While there is no wrong place to begin reading the New Testament, some books are especially helpful for someone newly discovering the core teachings about the person and work of Jesus. Today, Matthew Dudreck points to a book in Scripture that gives focused attention on who Christ is and what He came to do.
NATHAN W. BINGHAM: I'm here on the campus of Reformation Bible College with their associate professor of New Testament, Dr. Matthew Dudreck. Dr. Dudreck, what book would you recommend a new Christian study and read first?
DR. MATTHEW DUDRECK: Well, there's lots of great places to start. In one sense, you could kind of start anywhere in the sense that there's no really wrong book to start with, with respect to diving into the New Testament. But if I'm looking at the New Testament, I think I would say the gospel according to Matthew is the book that I would start with. And I would start with it for two reasons. One, Matthew is laser beam-focused to demonstrate that Jesus' message of the kingdom of God is in fulfillment of Old Testament expectations of the redemptive-historical plan that God put in place at the very beginning of the book of Genesis. Matthew is very focused to time and time again quote Old Testament texts as being fulfilled in the life, ministry, death, and resurrection of Jesus.

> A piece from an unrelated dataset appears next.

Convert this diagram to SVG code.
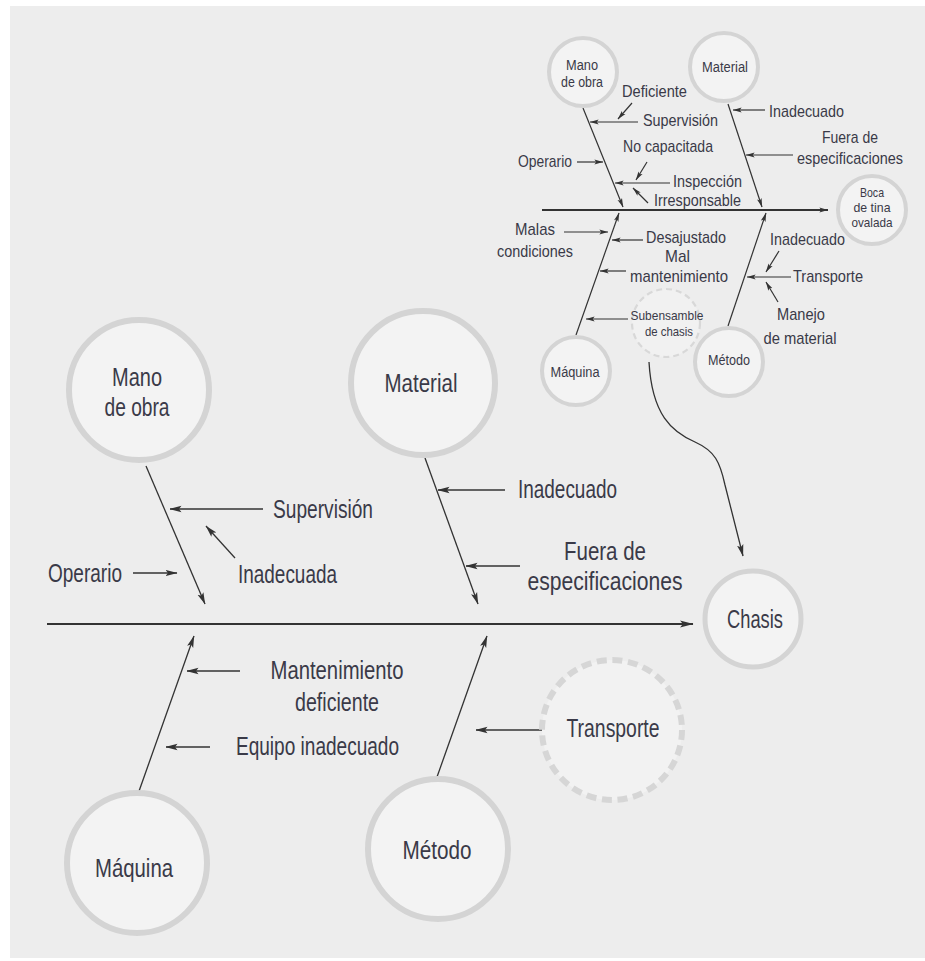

And so, I think one of the best ways to start the New Testament, is understanding that the New Testament is not something divorced from the Old Testament, but it is really the outplay of the Old Testament redemptive-historical storyline. And so, Matthew is very focused to make that clear as to who Jesus is. He's not simply a wise teacher. He is the coming and ruling and reigning King of Israel. He is the Son of David. He is the seed of Abraham. He is the seed of the woman who was foretold many, many times ago in the pages of redemptive history in the Old Testament.
The other aspect is that Matthew also tries to make clear as to what is this kingdom that Jesus is talking about, the kingdom of God"how has it, in a sense, already begun, that there's an aspect of a now and not-yet aspect to the kingdom. And again, Matthew's very focused on giving the Old Testament background to this concept and exactly how is the kingdom operative today. How, in a sense, are we still waiting for the fulfillment, the consummation of that kingdom? Matthew is very focused in the way that he orders and presents material about Jesus' preaching and teaching that tries to make that clear. And if we don't have an understanding of the nature of God's kingdom, we're going to have a hard time understanding exactly what Paul is saying the good news is, if we don't have an establishment of what was Jesus' teaching of the kingdom of God.